From the writers of Back to the Future and the co-writer of Apocalypse Now came this episodic tale loosely inspired by the heightened sense of hysteria stateside following the attack at Pearl Harbour. Japanese submarines spotted off the coast of the United States. Anti-aircraft flak over Los Angeles. A torpedo fired at the American coast. Zoot Suiters rioting against American military personnel. All of these surprisingly true events were amplified and thrown together into a frenetic hodgepodge by scribes Robert Zemeckis, Bob Gale and John Milius.
Although not the box office bomb it was made out to be, 1941 perhaps can best be described as a failure of manic over-inventiveness. Imagine Frank Tashlin, John Landis, the Mike Nichols of Catch-22, the Stanley Kramer of It’s a Mad, Mad, Mad, Mad World and Jacques Tati’s Playtime nightclub all falling upon a giant mountain of cocaine, and you have a reasonable snapshot.
Spielberg’s relentlessly clever stagings do not automatically translate to strong visual gags with payoffs, which may be 1941’s most grievous flaw.
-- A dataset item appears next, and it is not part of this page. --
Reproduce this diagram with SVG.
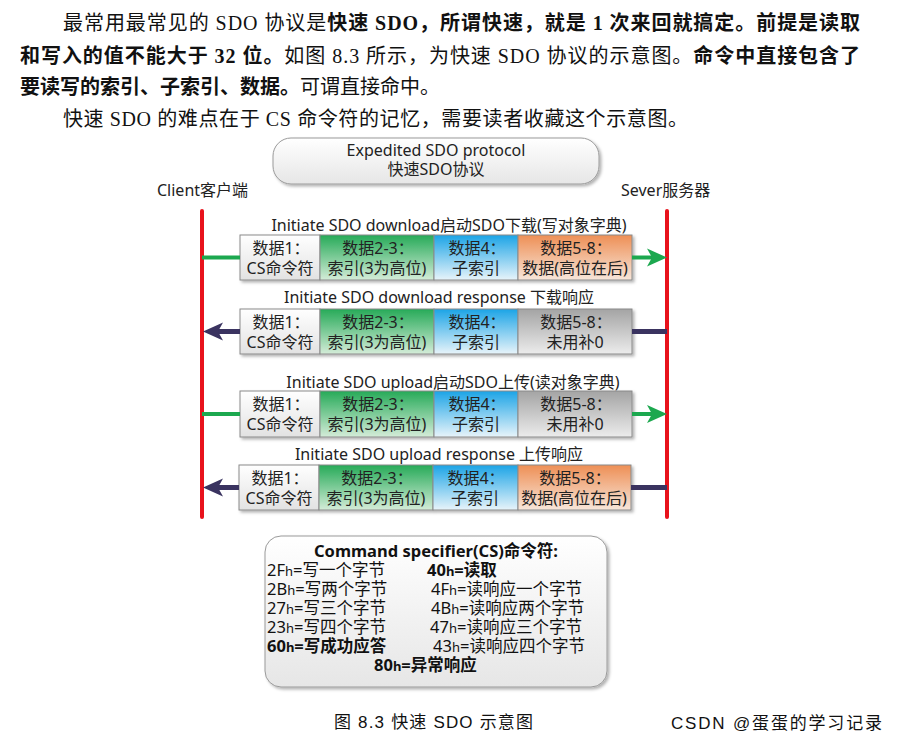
<svg xmlns="http://www.w3.org/2000/svg" width="897" height="744" viewBox="0 0 897 744">
<defs>
  <style>
    .para{font-family:"Liberation Serif","Noto Sans CJK SC",serif;font-size:20px;fill:#111}
    .b{font-weight:bold}
    .d{font-family:"Noto Sans","Noto Sans CJK SC",sans-serif;font-size:16px;fill:#222}
    .c{text-anchor:middle}
    .cell{stroke:#8a8a8a;stroke-width:1}
    .life{stroke:#e8121c;stroke-width:4;stroke-linecap:round}
    .g{stroke:#1ca84f;stroke-width:4;fill:none}
    .p{stroke:#3a3360;stroke-width:5;fill:none}
    .cmd{font-family:"Noto Sans","Noto Sans CJK SC",sans-serif;font-size:16.5px;fill:#111}
    .s{font-size:13px}
    .cap{font-family:"Liberation Sans","Noto Sans CJK SC",sans-serif;font-size:17px;fill:#111}
  </style>
  <linearGradient id="gw" x1="0" y1="0" x2="0" y2="1"><stop offset="0" stop-color="#ffffff"/><stop offset="1" stop-color="#e2e2e2"/></linearGradient>
  <linearGradient id="gg" x1="0" y1="0" x2="0" y2="1"><stop offset="0" stop-color="#26aa58"/><stop offset="1" stop-color="#d4ecd8"/></linearGradient>
  <linearGradient id="gb" x1="0" y1="0" x2="0" y2="1"><stop offset="0" stop-color="#1ca4e6"/><stop offset="1" stop-color="#e8f4fa"/></linearGradient>
  <linearGradient id="go" x1="0" y1="0" x2="0" y2="1"><stop offset="0" stop-color="#ee8f55"/><stop offset="1" stop-color="#f7e6da"/></linearGradient>
  <linearGradient id="gy" x1="0" y1="0" x2="0" y2="1"><stop offset="0" stop-color="#a4a4a4"/><stop offset="1" stop-color="#ececec"/></linearGradient>
  <linearGradient id="gbox" x1="0" y1="0" x2="0" y2="1"><stop offset="0" stop-color="#ffffff"/><stop offset="1" stop-color="#e6e6e6"/></linearGradient>
  <filter id="sh" x="-5%" y="-10%" width="112%" height="130%"><feDropShadow dx="2" dy="2" stdDeviation="1.5" flood-color="#000" flood-opacity="0.3"/></filter>
  <marker id="ag" markerUnits="userSpaceOnUse" markerWidth="20" markerHeight="20" viewBox="0 0 20 20" refX="13" refY="10" orient="auto"><path d="M0,1 L20,10 L0,19 L5,10 z" fill="#1ca84f"/></marker>
  <marker id="ap" markerUnits="userSpaceOnUse" markerWidth="20" markerHeight="20" viewBox="0 0 20 20" refX="13" refY="10" orient="auto"><path d="M0,1 L20,10 L0,19 L5,10 z" fill="#3a3360"/></marker>
</defs>
<rect width="897" height="744" fill="#fff"/>

<g id="paragraph">
  <text class="para" x="63" y="30" textLength="797" lengthAdjust="spacing">最常用最常见的 SDO 协议是<tspan class="b">快速 SDO，所谓快速，就是 1 次来回就搞定。前提是读取</tspan></text>
  <text class="para" x="20" y="63" textLength="840" lengthAdjust="spacing"><tspan class="b">和写入的值不能大于 32 位。</tspan>如图  8.3 所示，为快速 SDO 协议的示意图。<tspan class="b">命令中直接包含了</tspan></text>
  <text class="para" x="20" y="94"><tspan class="b">要读写的索引、子索引、数据。</tspan>可谓直接命中。</text>
  <text class="para" x="63" y="126" textLength="625" lengthAdjust="spacing">快速 SDO 的难点在于 CS 命令符的记忆，需要读者收藏这个示意图。</text>
</g>

<g id="title">
  <rect x="273" y="138" width="326" height="46" rx="18" fill="url(#gbox)" stroke="#9a9a9a" filter="url(#sh)"/>
  <text class="d c" x="436" y="156">Expedited SDO protocol</text>
  <text class="d c" x="436" y="175">快速SDO协议</text>
</g>

<g id="client">
  <text class="d" x="157" y="196">Client客户端</text>
  <line class="life" x1="202" y1="211" x2="202" y2="517"/>
</g>
<g id="server">
  <text class="d" x="621" y="196">Sever服务器</text>
  <line class="life" x1="667" y1="211" x2="667" y2="517"/>
</g>

<g id="frame1">
  <text class="d c" x="449" y="231">Initiate SDO download启动SDO下载(写对象字典)</text>
  <g filter="url(#sh)">
    <rect class="cell" x="240" y="235" width="80" height="45" fill="url(#gw)"/>
    <rect class="cell" x="320" y="235" width="114" height="45" fill="url(#gg)"/>
    <rect class="cell" x="434" y="235" width="84" height="45" fill="url(#gb)"/>
    <rect class="cell" x="518" y="235" width="114" height="45" fill="url(#go)"/>
  </g>
  <text class="d c" x="281" y="254">数据1：</text><text class="d c" x="280" y="274">CS命令符</text>
  <text class="d c" x="378" y="254">数据2-3：</text><text class="d c" x="377" y="274">索引(3为高位)</text>
  <text class="d c" x="477" y="254">数据4：</text><text class="d c" x="476" y="274">子索引</text>
  <text class="d c" x="576" y="254">数据5-8：</text><text class="d c" x="575" y="274">数据(高位在后)</text>
</g>

<g id="frame2">
  <text class="d c" x="439" y="303">Initiate SDO download response 下载响应</text>
  <g filter="url(#sh)">
    <rect class="cell" x="240" y="309" width="80" height="45" fill="url(#gw)"/>
    <rect class="cell" x="320" y="309" width="114" height="45" fill="url(#gg)"/>
    <rect class="cell" x="434" y="309" width="84" height="45" fill="url(#gb)"/>
    <rect class="cell" x="518" y="309" width="114" height="45" fill="url(#gy)"/>
  </g>
  <text class="d c" x="281" y="328">数据1：</text><text class="d c" x="280" y="348">CS命令符</text>
  <text class="d c" x="378" y="328">数据2-3：</text><text class="d c" x="377" y="348">索引(3为高位)</text>
  <text class="d c" x="477" y="328">数据4：</text><text class="d c" x="476" y="348">子索引</text>
  <text class="d c" x="576" y="328">数据5-8：</text><text class="d c" x="575" y="348">未用补0</text>
</g>

<g id="frame3">
  <text class="d c" x="453" y="388">Initiate SDO upload启动SDO上传(读对象字典)</text>
  <g filter="url(#sh)">
    <rect class="cell" x="240" y="391" width="80" height="46" fill="url(#gw)"/>
    <rect class="cell" x="320" y="391" width="114" height="46" fill="url(#gg)"/>
    <rect class="cell" x="434" y="391" width="84" height="46" fill="url(#gb)"/>
    <rect class="cell" x="518" y="391" width="114" height="46" fill="url(#gy)"/>
  </g>
  <text class="d c" x="281" y="410">数据1：</text><text class="d c" x="280" y="430">CS命令符</text>
  <text class="d c" x="378" y="410">数据2-3：</text><text class="d c" x="377" y="430">索引(3为高位)</text>
  <text class="d c" x="477" y="410">数据4：</text><text class="d c" x="476" y="430">子索引</text>
  <text class="d c" x="576" y="410">数据5-8：</text><text class="d c" x="575" y="430">未用补0</text>
</g>

<g id="frame4">
  <text class="d c" x="439" y="460">Initiate SDO upload response 上传响应</text>
  <g filter="url(#sh)">
    <rect class="cell" x="239" y="465" width="80" height="45" fill="url(#gw)"/>
    <rect class="cell" x="319" y="465" width="114" height="45" fill="url(#gg)"/>
    <rect class="cell" x="433" y="465" width="85" height="45" fill="url(#gb)"/>
    <rect class="cell" x="518" y="465" width="113" height="45" fill="url(#go)"/>
  </g>
  <text class="d c" x="280" y="484">数据1：</text><text class="d c" x="279" y="504">CS命令符</text>
  <text class="d c" x="377" y="484">数据2-3：</text><text class="d c" x="376" y="504">索引(3为高位)</text>
  <text class="d c" x="476" y="484">数据4：</text><text class="d c" x="475" y="504">子索引</text>
  <text class="d c" x="575" y="484">数据5-8：</text><text class="d c" x="574" y="504">数据(高位在后)</text>
</g>

<g id="connectors">
  <line class="g" x1="202" y1="257.5" x2="240" y2="257.5"/>
  <line class="g" x1="632" y1="257.5" x2="660" y2="257.5" marker-end="url(#ag)"/>
  <line class="p" x1="632" y1="331.5" x2="667" y2="331.5"/>
  <line class="p" x1="240" y1="331.5" x2="210" y2="331.5" marker-end="url(#ap)"/>
  <line class="g" x1="202" y1="414" x2="240" y2="414"/>
  <line class="g" x1="632" y1="414" x2="660" y2="414" marker-end="url(#ag)"/>
  <line class="p" x1="631" y1="487.5" x2="667" y2="487.5"/>
  <line class="p" x1="239" y1="487.5" x2="210" y2="487.5" marker-end="url(#ap)"/>
</g>

<g id="command">
  <rect x="265" y="536" width="342" height="151" rx="16" fill="url(#gbox)" stroke="#9a9a9a" filter="url(#sh)"/>
  <text class="cmd b c" x="436" y="557" font-size="17">Command specifier(CS)命令符:</text>
  <text class="cmd" x="267" y="576">2F<tspan class="s">h</tspan>=写一个字节</text>
  <text class="cmd" x="267" y="595">2B<tspan class="s">h</tspan>=写两个字节</text>
  <text class="cmd" x="267" y="614">27<tspan class="s">h</tspan>=写三个字节</text>
  <text class="cmd" x="267" y="633">23<tspan class="s">h</tspan>=写四个字节</text>
  <text class="cmd b" x="267" y="652">60<tspan class="s">h</tspan>=写成功应答</text>
  <text class="cmd b" x="427" y="576">40<tspan class="s">h</tspan>=读取</text>
  <text class="cmd" x="431" y="595">4F<tspan class="s">h</tspan>=读响应一个字节</text>
  <text class="cmd" x="431" y="614">4B<tspan class="s">h</tspan>=读响应两个字节</text>
  <text class="cmd" x="430" y="633">47<tspan class="s">h</tspan>=读响应三个字节</text>
  <text class="cmd" x="433" y="652">43<tspan class="s">h</tspan>=读响应四个字节</text>
  <text class="cmd b" x="374" y="671">80<tspan class="s">h</tspan>=异常响应</text>
</g>

<g id="caption">
  <text class="cap" x="334" y="728" textLength="199" lengthAdjust="spacing">图  8.3  快速 SDO 示意图</text>
  <text class="cap" x="671" y="729" font-size="20" fill="#a8a8a8" textLength="211" lengthAdjust="spacing">CSDN @蛋蛋的学习记录</text>
</g>
</svg>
Technically it is an extremely well-crafted film, but the gags are thought of in terms of boldness and brashness first and foremost. There’s a general vibe of outlandishness to the n-th degree, with Spielberg wanting to prove he’s funny rather than deliver the actual goods.
1941 has its moments: John Belushi and Warren Oates bending over backwards to out-crazy each other onscreen; frequently great cinematography by Bill Fraker (save for perhaps too much diffusion in the early scenes); a phenomenal, overlooked John Williams soundtrack; and miniature photography that remains singularly impressive.
Is it entertaining? In its own way, perhaps. If you can ignore the repeated use of the slur “J**s,” a potentially triggering threat of rape near film’s end, and casual moments of racism and sexism endemic of the film’s era, I’d say go for it. My wife perhaps summed it up best: “Well, for a ‘70s comedy about World War II, it’s not as racist or sexist as it could’ve been, I guess.”
Or, even more succinctly:
1941 is great, but not funny.
– Stanley Kubrick
- One of the set painters is credited as “Hillery Clinton”.
- Spielberg’s self-references: he recreates the opening of Jaws featuring the same actress, Susan Backlinie; and Wild Bill Kelso lands his P-40 Warhawk at the same roadside gas station seen in Spielberg’s TV movie Duel, with Lucille Bensen playing the proprietor in both films.
- Beyond the overt homages to Stanley Kubrick (the casting of Elisha Cook and Slim Pickens, and the latter’s parody of his own “checklist” scene in Dr. Strangelove), in the Japanese submarine’s bridge, mixed low on the soundtrack and presumably representing a sonar, is the repeating radar ping from David Bowman’s pod while chasing Frank Poole in 2001: A Space Odyssey.